What are the lines from the one with "Clone this chart in Plotly." through the one with "1.64, 5.2, 5.0, 5.0, 7.0, 4.5, 2.9, 3.0]", inclusive? Output them exactly, and leave out the pictures.
# start of DATA ENTRIES
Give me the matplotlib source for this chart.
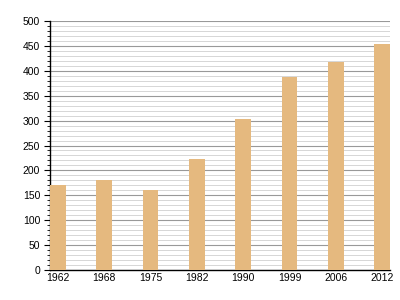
import matplotlib

matplotlib.use("Agg")

import matplotlib.pyplot as plt  # noqa: E402
from matplotlib.ticker import MultipleLocator  # noqa: E402

years = ["1962", "1968", "1975", "1982", "1990", "1999", "2006", "2012"]
population = [171, 181, 161, 223, 303, 388, 418, 454]

plt.rcParams["font.family"] = ["Liberation Sans", "DejaVu Sans"]

fig = plt.figure(figsize=(4, 3), dpi=100)
ax = fig.add_axes((0.125, 0.1, 0.85, 0.83))

w = 0.34
x = range(len(years))
ax.bar(x, population, width=w, color="#e5b97f", zorder=3)

ax.set_xlim(-w / 2, len(years) - 1 + w / 2)
ax.set_ylim(0, 500)
ax.set_xticks(list(x))
ax.set_xticklabels(years)

ax.yaxis.set_major_locator(MultipleLocator(50))
ax.yaxis.set_minor_locator(MultipleLocator(10))
ax.grid(axis="y", which="major", color="#999999", linewidth=0.8, zorder=0)
ax.grid(axis="y", which="minor", color="#d0d0d0", linewidth=0.6, zorder=0)

for side in ("top", "right"):
    ax.spines[side].set_visible(False)
ax.spines["left"].set_linewidth(1.0)
ax.spines["bottom"].set_linewidth(1.0)

ax.tick_params(axis="y", which="major", length=4, labelsize=7.5, pad=3)
ax.tick_params(axis="y", which="minor", length=2)
ax.tick_params(axis="x", length=0, labelsize=7.5, pad=2)

fig.savefig("out.png", dpi=100)
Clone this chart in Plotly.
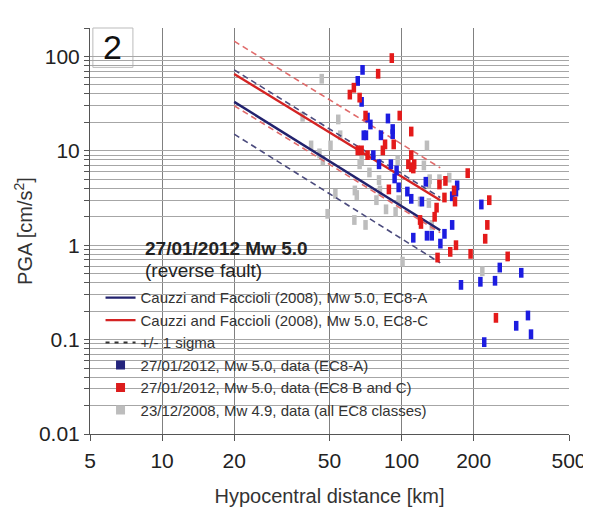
import plotly.graph_objects as go

# ---------------- data ----------------
model_dist = [20, 145]
ec8a_median = [33, 1.44]
ec8a_plus = [72, 3.2]
ec8a_minus = [15, 0.65]
ec8c_median = [65, 3.0]
ec8c_plus = [145, 6.6]
ec8c_minus = [30, 1.36]

blue_dist = [68.7, 65.6, 68.1, 72.1, 74.1, 87.7, 91.8, 91.8, 69.5, 71.0, 82.0, 76.2, 80.5, 90.2,
             95.3, 93.5, 97.2, 105.7, 109.7, 121.6, 126.2, 170.6, 168.7, 162.6, 215.3, 162.6,
             151.0, 133.6, 127.6, 111.9, 145.2, 257.0, 316.0, 245.5, 213.3, 177.0, 337.0, 301.0,
             347.0, 221.3]
blue_pga = [72, 55, 33, 22.5, 19, 22, 17, 15, 14.6, 14.6, 14.6, 9.0, 7.2, 7.2,
            6.2, 5.1, 4.1, 3.7, 3.1, 2.9, 4.7, 4.3, 3.7, 3.3, 2.7, 1.64,
            1.32, 1.26, 1.26, 1.2, 1.04, 0.58, 0.51, 0.42, 0.41, 0.38, 0.18, 0.14,
            0.114, 0.094]

red_dist = [91.0, 79.8, 63.2, 60.8, 66.8, 70.7, 98.2, 109.7, 85.3, 92.7, 83.5, 65.6, 68.1, 72.1,
            109.7, 106.7, 112.9, 109.7, 111.9, 188.8, 143.9, 152.4, 165.6, 151.0, 167.1, 140.0,
            137.4, 119.4, 120.5, 88.5, 232.3, 228.0, 223.4, 168.7, 159.6, 194.1, 141.3, 277.3,
            247.7]
red_pga = [96, 65.5, 46.6, 39.4, 36.6, 23.6, 23.6, 16.0, 11.7, 11.7, 10.1, 10.1, 10.1, 9.0,
           9.0, 7.2, 7.2, 6.7, 6.5, 5.8, 4.4, 4.8, 3.8, 3.2, 2.9, 2.5,
           2.0, 1.85, 1.68, 3.9, 3.0, 1.64, 1.17, 1.0, 0.85, 0.81, 0.74, 0.76,
           0.17]

gray_dist = [46.4, 54.4, 38.6, 41.9, 50.5, 45.4, 55.4, 127.6, 96.3, 46.9, 68.1, 73.4, 66.8, 63.8,
             65.0, 52.9, 49.1, 63.5, 70.7, 86.1, 94.4, 80.5, 81.2, 78.5, 100.9, 217.3, 130.0,
             133.6, 158.1, 143.9, 131.0, 123.9, 130.0, 119.4, 97.2]
gray_pga = [58, 21.5, 23, 11.4, 11.4, 9.4, 14.6, 11.4, 7.9, 7.9, 7.9, 5.9, 7.2, 3.8,
            3.4, 3.5, 2.15, 1.85, 1.64, 2.4, 2.25, 4.9, 3.8, 3.0, 0.67, 0.53, 2.8,
            1.64, 5.2, 5.0, 5.0, 7.0, 4.5, 2.9, 3.0]

x_ticks = [5, 10, 20, 50, 100, 200, 500]
x_ticktext = ["5", "10", "20", "50", "100", "200", "500"]
y_decade_labels = {0.01: "0.01", 0.1: "0.1", 1: "1", 10: "10", 100: "100"}

legend_names = [
    "Cauzzi and Faccioli (2008), Mw 5.0, EC8-A",
    "Cauzzi and Faccioli (2008), Mw 5.0, EC8-C",
    "+/- 1 sigma",
    "27/01/2012, Mw 5.0, data (EC8-A)",
    "27/01/2012, Mw 5.0, data (EC8 B and C)",
    "23/12/2008, Mw 4.9, data (all EC8 classes)",
]

# ---------------- styles ----------------
NAVY = "#22226e"
NAVY_DASH = "#4b4b7d"
RED = "#d42323"
RED_DASH = "#e06a6a"
BLUE_PT = "#1c1ce0"
RED_PT = "#e41a1a"
GRAY_PT = "#bdbdbd"
FONT = "Liberation Sans, Arial, Helvetica, sans-serif"

# y tick values: every 1..9 x decade
y_tickvals, y_ticktext = [], []
for k in [-2, -1, 0, 1]:
    for m in range(1, 10):
        v = round(m * 10 ** k, 6)
        y_tickvals.append(v)
        y_ticktext.append(y_decade_labels.get(v, ""))
y_tickvals += [100, 200]
y_ticktext += ["100", ""]

fig = go.Figure()

# gray 2008 data (behind)
fig.add_trace(go.Scatter(x=gray_dist, y=gray_pga, mode="markers", showlegend=False,
                         marker=dict(symbol="line-ns", size=7, color=GRAY_PT,
                                     line=dict(color=GRAY_PT, width=4.5))))

# model lines
def add_line(y, color, width, dash):
    fig.add_trace(go.Scatter(x=model_dist, y=y, mode="lines", showlegend=False,
                             line=dict(color=color, width=width, dash=dash)))

add_line(ec8c_plus, RED_DASH, 1.6, "6px,4px")
add_line(ec8c_minus, RED_DASH, 1.6, "6px,4px")
add_line(ec8a_plus, NAVY_DASH, 1.6, "6px,4px")
add_line(ec8a_minus, NAVY_DASH, 1.6, "6px,4px")
add_line(ec8c_median, RED, 2.4, "solid")
add_line(ec8a_median, NAVY, 2.4, "solid")

# 2012 data
fig.add_trace(go.Scatter(x=blue_dist, y=blue_pga, mode="markers", showlegend=False,
                         marker=dict(symbol="line-ns", size=7, color=BLUE_PT,
                                     line=dict(color=BLUE_PT, width=4.5))))
fig.add_trace(go.Scatter(x=red_dist, y=red_pga, mode="markers", showlegend=False,
                         marker=dict(symbol="line-ns", size=7, color=RED_PT,
                                     line=dict(color=RED_PT, width=4.5))))

# legend-only entries
legend_styles = [
    dict(mode="lines", line=dict(color=NAVY, width=2.2)),
    dict(mode="lines", line=dict(color=RED, width=2.2)),
    dict(mode="lines", line=dict(color="#333333", width=2, dash="4px,5px")),
    dict(mode="markers", marker=dict(symbol="square", size=9, color="#24247c")),
    dict(mode="markers", marker=dict(symbol="square", size=9, color="#dc1c1c")),
    dict(mode="markers", marker=dict(symbol="square", size=9, color="#bdbdbd")),
]
for i, (name, st) in enumerate(zip(legend_names, legend_styles)):
    fig.add_trace(go.Scatter(x=[None], y=[None], name=name, legendgroup=f"g{i}", **st))

fig.update_layout(
    width=591, height=507,
    margin=dict(l=82, r=18, t=20, b=78),
    paper_bgcolor="white", plot_bgcolor="white",
    font=dict(family=FONT, color="#222222"),
    showlegend=True,
    legend=dict(x=0.022, y=0.376, xanchor="left", yanchor="top",
                bgcolor="rgba(0,0,0,0)", borderwidth=0,
                font=dict(size=15, color="#333333", family=FONT),
                traceorder="normal", tracegroupgap=1),
    xaxis=dict(type="log", range=[0.698969, 2.698972],
               tickvals=x_ticks, ticktext=x_ticktext,
               showgrid=True, gridcolor="#808080", gridwidth=1,
               showline=True, linecolor="#555555", linewidth=1,
               ticks="outside", ticklen=6, tickcolor="#555555",
               tickfont=dict(size=21, color="#222222"),
               ticklabelstandoff=2, ticklabeloverflow="allow",
               zeroline=False,
               title=dict(text="Hypocentral distance [km]", font=dict(size=20, color="#333333"),
                          standoff=17)),
    yaxis=dict(type="log", range=[-2, 2.30103],
               tickvals=y_tickvals, ticktext=y_ticktext,
               showgrid=True, gridcolor="#a6a6a6", gridwidth=1,
               showline=True, linecolor="#555555", linewidth=1,
               ticks="outside", ticklen=5, tickcolor="#555555",
               tickfont=dict(size=21, color="#222222"),
               zeroline=False,
               title=dict(text="PGA [cm/s<sup>2</sup>]", font=dict(size=20, color="#333333"),
                          standoff=0)),
    shapes=[
        # white legend background hiding the gridlines
        dict(type="rect", xref="paper", yref="paper", x0=0.002, x1=0.481, y0=0.36, y1=0.4956,
             fillcolor="white", line=dict(width=0), layer="between"),
        dict(type="rect", xref="paper", yref="paper", x0=0.002, x1=0.747, y0=0.001, y1=0.37,
             fillcolor="white", line=dict(width=0), layer="between"),
        # panel number box
        dict(type="rect", xref="paper", yref="paper", x0=0.006, x1=0.0896, y0=0.903, y1=1.0,
             fillcolor="white", line=dict(color="#bbbbbb", width=1), layer="between"),
    ],
    annotations=[
        dict(text="2", xref="paper", yref="paper", x=0.048, y=0.952, showarrow=False,
             font=dict(size=34, color="#111111", family=FONT), xanchor="center", yanchor="middle"),
        dict(text="<b>27/01/2012 Mw 5.0</b>", xref="paper", yref="paper", x=0.11, y=0.456,
             showarrow=False, xanchor="left", yanchor="middle",
             font=dict(size=19, color="#222222", family=FONT)),
        dict(text="(reverse fault)", xref="paper", yref="paper", x=0.11, y=0.402,
             showarrow=False, xanchor="left", yanchor="middle",
             font=dict(size=19, color="#222222", family=FONT)),
    ],
)

fig.write_html("out.html")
# end of DATA ENTRIES
- [TASK RESULT]
Clone this chart in Plotly.
import plotly.graph_objects as go

# ---------------- data ----------------
model_dist = [20, 145]
ec8a_median = [33, 1.44]
ec8a_plus = [72, 3.2]
ec8a_minus = [15, 0.65]
ec8c_median = [65, 3.0]
ec8c_plus = [145, 6.6]
ec8c_minus = [30, 1.36]

blue_dist = [68.7, 65.6, 68.1, 72.1, 74.1, 87.7, 91.8, 91.8, 69.5, 71.0, 82.0, 76.2, 80.5, 90.2,
             95.3, 93.5, 97.2, 105.7, 109.7, 121.6, 126.2, 170.6, 168.7, 162.6, 215.3, 162.6,
             151.0, 133.6, 127.6, 111.9, 145.2, 257.0, 316.0, 245.5, 213.3, 177.0, 337.0, 301.0,
             347.0, 221.3]
blue_pga = [72, 55, 33, 22.5, 19, 22, 17, 15, 14.6, 14.6, 14.6, 9.0, 7.2, 7.2,
            6.2, 5.1, 4.1, 3.7, 3.1, 2.9, 4.7, 4.3, 3.7, 3.3, 2.7, 1.64,
            1.32, 1.26, 1.26, 1.2, 1.04, 0.58, 0.51, 0.42, 0.41, 0.38, 0.18, 0.14,
            0.114, 0.094]

red_dist = [91.0, 79.8, 63.2, 60.8, 66.8, 70.7, 98.2, 109.7, 85.3, 92.7, 83.5, 65.6, 68.1, 72.1,
            109.7, 106.7, 112.9, 109.7, 111.9, 188.8, 143.9, 152.4, 165.6, 151.0, 167.1, 140.0,
            137.4, 119.4, 120.5, 88.5, 232.3, 228.0, 223.4, 168.7, 159.6, 194.1, 141.3, 277.3,
            247.7]
red_pga = [96, 65.5, 46.6, 39.4, 36.6, 23.6, 23.6, 16.0, 11.7, 11.7, 10.1, 10.1, 10.1, 9.0,
           9.0, 7.2, 7.2, 6.7, 6.5, 5.8, 4.4, 4.8, 3.8, 3.2, 2.9, 2.5,
           2.0, 1.85, 1.68, 3.9, 3.0, 1.64, 1.17, 1.0, 0.85, 0.81, 0.74, 0.76,
           0.17]

gray_dist = [46.4, 54.4, 38.6, 41.9, 50.5, 45.4, 55.4, 127.6, 96.3, 46.9, 68.1, 73.4, 66.8, 63.8,
             65.0, 52.9, 49.1, 63.5, 70.7, 86.1, 94.4, 80.5, 81.2, 78.5, 100.9, 217.3, 130.0,
             133.6, 158.1, 143.9, 131.0, 123.9, 130.0, 119.4, 97.2]
gray_pga = [58, 21.5, 23, 11.4, 11.4, 9.4, 14.6, 11.4, 7.9, 7.9, 7.9, 5.9, 7.2, 3.8,
            3.4, 3.5, 2.15, 1.85, 1.64, 2.4, 2.25, 4.9, 3.8, 3.0, 0.67, 0.53, 2.8,
            1.64, 5.2, 5.0, 5.0, 7.0, 4.5, 2.9, 3.0]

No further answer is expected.